Ce n'est indiqué nulle part sur le livre mais il convient de le savoir, Player One s'adresse à un public de jeunes lecteurs ou aux nostalgiques des années 80. Le problème c'est que je doute que les jeunes lecteurs actuels s'intéressent vraiment aux nombreuses et vieilles références citées dans le livre, hormis dans un souci de curiosité. La plupart d'entre elles leur passeront au-dessus de la tête à moins de prendre constamment des notes et de les répercuter ensuite sur un moteur de recherche. Quant aux nostalgiques des années 80, qui auraient peut-être vu là une occasion de s'éviter une énième soirée revival où il auraient certes pu briller - pour avoir pris des notes la fois précédente -, tous ne seront certainement pas sensibles à la tonalité trop young adult du récit.

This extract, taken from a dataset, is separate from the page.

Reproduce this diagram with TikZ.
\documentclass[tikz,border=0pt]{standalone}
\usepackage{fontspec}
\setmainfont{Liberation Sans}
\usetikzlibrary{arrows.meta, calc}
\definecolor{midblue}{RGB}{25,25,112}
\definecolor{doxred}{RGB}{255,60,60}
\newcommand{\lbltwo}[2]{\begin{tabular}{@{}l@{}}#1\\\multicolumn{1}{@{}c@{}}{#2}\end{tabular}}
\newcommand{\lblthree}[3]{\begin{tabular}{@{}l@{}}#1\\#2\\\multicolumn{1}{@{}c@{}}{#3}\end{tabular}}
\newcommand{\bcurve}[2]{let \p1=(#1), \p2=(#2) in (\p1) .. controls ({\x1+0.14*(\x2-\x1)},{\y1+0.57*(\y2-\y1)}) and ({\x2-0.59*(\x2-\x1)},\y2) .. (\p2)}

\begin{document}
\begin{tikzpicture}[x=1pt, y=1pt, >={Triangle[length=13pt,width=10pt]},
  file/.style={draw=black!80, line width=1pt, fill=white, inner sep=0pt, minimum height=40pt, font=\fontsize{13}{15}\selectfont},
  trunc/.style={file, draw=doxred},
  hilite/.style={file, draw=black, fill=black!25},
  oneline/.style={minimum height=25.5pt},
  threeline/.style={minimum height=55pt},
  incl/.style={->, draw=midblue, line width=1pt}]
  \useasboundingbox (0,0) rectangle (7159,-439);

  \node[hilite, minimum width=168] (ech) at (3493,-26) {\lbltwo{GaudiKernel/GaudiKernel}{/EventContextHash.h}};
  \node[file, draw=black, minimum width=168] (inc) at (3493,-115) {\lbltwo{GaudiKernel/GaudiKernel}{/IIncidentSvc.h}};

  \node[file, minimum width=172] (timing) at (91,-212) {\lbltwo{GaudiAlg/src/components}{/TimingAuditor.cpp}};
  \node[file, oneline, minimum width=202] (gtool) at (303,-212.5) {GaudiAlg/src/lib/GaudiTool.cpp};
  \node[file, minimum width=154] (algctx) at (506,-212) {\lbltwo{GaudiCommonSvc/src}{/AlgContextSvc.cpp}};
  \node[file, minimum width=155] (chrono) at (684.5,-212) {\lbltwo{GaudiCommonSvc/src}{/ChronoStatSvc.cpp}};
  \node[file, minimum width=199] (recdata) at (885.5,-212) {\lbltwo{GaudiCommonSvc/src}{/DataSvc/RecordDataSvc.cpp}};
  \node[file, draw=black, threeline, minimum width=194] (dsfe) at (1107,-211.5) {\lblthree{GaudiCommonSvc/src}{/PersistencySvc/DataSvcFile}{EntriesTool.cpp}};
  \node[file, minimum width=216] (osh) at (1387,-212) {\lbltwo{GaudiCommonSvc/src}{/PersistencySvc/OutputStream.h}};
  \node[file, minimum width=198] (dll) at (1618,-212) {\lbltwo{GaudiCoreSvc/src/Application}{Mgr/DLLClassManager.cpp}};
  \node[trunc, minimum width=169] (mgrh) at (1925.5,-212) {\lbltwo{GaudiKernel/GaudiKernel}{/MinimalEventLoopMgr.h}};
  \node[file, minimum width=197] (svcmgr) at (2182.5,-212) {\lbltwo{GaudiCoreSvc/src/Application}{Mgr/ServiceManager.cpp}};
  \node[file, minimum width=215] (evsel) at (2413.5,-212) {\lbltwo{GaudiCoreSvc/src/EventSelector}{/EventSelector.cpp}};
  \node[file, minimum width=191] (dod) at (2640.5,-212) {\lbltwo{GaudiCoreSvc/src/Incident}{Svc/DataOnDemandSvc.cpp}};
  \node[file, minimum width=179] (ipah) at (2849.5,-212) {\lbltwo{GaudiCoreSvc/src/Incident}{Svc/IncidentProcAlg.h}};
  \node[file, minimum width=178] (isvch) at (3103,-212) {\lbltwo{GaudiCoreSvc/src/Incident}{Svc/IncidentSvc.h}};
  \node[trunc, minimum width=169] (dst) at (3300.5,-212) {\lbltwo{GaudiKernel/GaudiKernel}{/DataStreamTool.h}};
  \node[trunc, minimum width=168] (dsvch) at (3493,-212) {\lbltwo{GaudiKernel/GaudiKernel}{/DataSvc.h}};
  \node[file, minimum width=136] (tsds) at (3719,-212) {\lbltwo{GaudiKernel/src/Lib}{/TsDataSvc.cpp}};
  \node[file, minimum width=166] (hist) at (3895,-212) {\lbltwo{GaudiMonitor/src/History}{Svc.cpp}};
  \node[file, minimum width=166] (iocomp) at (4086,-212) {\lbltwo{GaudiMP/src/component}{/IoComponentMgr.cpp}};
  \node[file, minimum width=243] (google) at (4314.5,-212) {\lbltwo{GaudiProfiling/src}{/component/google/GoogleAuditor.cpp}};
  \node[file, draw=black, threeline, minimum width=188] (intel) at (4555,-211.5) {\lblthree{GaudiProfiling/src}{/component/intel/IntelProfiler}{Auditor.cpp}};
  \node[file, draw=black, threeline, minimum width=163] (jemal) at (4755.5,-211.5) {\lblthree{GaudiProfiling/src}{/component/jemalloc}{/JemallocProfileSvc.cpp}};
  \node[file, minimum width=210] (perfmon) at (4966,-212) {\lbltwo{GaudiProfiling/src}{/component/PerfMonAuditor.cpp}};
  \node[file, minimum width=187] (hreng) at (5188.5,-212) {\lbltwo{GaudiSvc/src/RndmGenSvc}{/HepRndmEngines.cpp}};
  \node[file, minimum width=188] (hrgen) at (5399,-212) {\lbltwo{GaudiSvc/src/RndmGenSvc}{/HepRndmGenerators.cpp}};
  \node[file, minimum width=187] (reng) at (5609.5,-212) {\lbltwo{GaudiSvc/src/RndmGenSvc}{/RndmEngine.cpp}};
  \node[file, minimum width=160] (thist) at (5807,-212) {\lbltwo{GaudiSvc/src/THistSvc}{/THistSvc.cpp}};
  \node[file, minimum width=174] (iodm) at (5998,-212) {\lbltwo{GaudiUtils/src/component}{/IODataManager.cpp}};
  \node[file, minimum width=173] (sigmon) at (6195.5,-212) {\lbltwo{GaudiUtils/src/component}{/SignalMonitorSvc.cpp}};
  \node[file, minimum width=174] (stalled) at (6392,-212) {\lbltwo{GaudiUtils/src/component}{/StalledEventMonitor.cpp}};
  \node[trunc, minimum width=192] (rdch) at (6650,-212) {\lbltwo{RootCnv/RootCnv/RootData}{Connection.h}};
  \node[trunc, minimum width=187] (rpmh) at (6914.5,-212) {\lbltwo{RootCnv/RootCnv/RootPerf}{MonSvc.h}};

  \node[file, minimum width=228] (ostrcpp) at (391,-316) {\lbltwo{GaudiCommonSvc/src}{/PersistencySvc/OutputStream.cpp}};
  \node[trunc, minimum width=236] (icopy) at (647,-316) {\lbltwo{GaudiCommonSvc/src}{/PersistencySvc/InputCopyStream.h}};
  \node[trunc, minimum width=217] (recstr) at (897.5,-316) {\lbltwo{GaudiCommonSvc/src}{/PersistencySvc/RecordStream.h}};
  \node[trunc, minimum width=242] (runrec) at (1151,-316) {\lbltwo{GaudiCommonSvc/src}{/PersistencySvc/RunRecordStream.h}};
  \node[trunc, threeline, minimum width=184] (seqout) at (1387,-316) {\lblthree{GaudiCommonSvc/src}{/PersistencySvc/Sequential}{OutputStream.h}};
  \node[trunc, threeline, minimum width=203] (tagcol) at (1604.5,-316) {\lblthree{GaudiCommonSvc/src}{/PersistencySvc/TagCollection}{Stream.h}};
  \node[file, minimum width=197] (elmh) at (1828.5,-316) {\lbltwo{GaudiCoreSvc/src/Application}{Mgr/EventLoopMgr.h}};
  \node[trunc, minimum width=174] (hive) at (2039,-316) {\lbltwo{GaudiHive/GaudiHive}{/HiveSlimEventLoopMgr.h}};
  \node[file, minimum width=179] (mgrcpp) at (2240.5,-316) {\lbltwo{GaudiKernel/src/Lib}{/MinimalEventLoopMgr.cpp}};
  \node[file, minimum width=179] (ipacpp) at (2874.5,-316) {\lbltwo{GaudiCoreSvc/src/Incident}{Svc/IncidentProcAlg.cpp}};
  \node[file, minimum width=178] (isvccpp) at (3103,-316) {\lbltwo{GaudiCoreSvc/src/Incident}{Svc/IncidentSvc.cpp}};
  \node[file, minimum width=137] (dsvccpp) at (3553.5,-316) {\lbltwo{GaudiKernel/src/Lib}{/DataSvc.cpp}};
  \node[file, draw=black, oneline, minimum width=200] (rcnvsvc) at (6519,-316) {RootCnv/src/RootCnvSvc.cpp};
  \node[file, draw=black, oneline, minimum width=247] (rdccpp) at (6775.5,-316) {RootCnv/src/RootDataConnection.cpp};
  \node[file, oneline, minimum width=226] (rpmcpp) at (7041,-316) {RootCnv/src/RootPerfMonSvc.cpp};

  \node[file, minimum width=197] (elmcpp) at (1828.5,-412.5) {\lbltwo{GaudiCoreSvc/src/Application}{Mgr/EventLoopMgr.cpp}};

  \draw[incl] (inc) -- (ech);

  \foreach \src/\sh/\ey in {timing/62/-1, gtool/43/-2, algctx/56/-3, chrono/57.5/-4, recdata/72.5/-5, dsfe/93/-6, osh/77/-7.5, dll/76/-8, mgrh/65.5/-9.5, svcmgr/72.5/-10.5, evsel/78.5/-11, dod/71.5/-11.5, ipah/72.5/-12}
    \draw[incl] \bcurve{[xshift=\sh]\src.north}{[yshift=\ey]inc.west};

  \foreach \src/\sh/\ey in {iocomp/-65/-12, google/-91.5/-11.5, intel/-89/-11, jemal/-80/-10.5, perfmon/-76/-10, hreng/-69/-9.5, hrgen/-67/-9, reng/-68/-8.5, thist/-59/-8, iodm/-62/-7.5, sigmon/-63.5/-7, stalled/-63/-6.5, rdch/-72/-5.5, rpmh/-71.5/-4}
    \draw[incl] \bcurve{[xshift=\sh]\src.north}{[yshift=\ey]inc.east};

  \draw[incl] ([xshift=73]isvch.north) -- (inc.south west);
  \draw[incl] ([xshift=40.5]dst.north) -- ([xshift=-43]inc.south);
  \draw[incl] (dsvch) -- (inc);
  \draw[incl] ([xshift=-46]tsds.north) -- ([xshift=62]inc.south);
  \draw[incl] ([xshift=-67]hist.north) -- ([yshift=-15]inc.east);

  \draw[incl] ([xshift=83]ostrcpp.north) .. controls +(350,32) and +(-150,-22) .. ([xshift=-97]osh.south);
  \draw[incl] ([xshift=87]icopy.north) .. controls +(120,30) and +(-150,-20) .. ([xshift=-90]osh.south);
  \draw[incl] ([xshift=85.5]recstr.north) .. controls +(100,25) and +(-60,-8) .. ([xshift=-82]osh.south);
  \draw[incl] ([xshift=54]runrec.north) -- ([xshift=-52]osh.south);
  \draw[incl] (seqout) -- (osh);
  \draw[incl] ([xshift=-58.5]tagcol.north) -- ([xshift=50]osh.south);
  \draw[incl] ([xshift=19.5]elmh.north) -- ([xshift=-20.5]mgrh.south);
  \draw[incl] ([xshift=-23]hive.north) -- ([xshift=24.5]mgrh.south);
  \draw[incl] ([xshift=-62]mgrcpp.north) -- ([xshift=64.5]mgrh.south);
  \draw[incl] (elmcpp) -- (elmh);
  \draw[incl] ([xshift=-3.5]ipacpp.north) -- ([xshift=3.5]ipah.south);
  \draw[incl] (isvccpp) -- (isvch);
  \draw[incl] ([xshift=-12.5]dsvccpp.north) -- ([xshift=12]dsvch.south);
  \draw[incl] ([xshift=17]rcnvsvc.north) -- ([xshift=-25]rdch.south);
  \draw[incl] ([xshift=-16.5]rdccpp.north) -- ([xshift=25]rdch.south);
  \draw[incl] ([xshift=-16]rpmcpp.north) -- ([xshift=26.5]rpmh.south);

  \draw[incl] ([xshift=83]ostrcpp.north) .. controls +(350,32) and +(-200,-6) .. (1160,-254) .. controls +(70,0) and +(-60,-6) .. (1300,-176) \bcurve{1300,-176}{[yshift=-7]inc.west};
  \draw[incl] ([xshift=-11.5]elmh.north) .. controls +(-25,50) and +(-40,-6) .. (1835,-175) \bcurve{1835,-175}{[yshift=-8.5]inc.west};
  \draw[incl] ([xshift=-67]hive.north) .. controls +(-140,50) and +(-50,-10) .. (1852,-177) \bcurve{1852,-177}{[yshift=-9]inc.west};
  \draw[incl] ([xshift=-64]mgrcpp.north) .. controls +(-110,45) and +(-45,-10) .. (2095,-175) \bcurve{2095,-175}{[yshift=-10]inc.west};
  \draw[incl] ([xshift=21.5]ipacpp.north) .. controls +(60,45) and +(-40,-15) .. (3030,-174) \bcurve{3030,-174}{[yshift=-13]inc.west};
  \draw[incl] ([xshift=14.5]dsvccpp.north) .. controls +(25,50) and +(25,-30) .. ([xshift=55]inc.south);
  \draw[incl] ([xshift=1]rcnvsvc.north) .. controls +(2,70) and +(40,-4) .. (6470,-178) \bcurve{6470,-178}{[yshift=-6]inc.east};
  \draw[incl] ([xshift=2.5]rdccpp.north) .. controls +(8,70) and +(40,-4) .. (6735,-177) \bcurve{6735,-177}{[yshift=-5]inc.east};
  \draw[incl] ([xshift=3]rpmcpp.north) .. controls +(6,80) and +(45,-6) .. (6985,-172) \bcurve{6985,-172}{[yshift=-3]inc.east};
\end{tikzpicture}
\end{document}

Qui plus est, on trouvera dans Player One des considérations malheureusement déjà vues et revues, mais surtout mieux vues et revues ailleurs. Ici, tout paraît bien gentillet et naïf dans la représentation de la Réalité opposée au monde virtuel (c'en est presque comique de voir le concepteur de l'OASIS affirmer que rien ne vaut la VRAIE vie quand lui-même a vécu comme un reclus dans son propre univers... pince-moi je rêve!), ou bien même dans l'approche de l'identité, de l'image que l'on renvoie aux autres et du souci que l'on peut y apporter, dans la crainte d'un rejet.

Personnellement, à part retrouver des références de films et de jeux vidéos (qui m'ont permis de bien rire en visionnant Le joueur du grenier), l'intérêt s'est émoussé au fil de cette histoire bizarrement trop linéaire et sans surprise, où les gentils sont bien gentils, les méchants bien méchants, et qui s'avère finalement assez décevante. 

Player One, de Ernest Cline, traduitn de l'américain par Arnaud Regnauld, Michel Lafon, 2013, 407 p.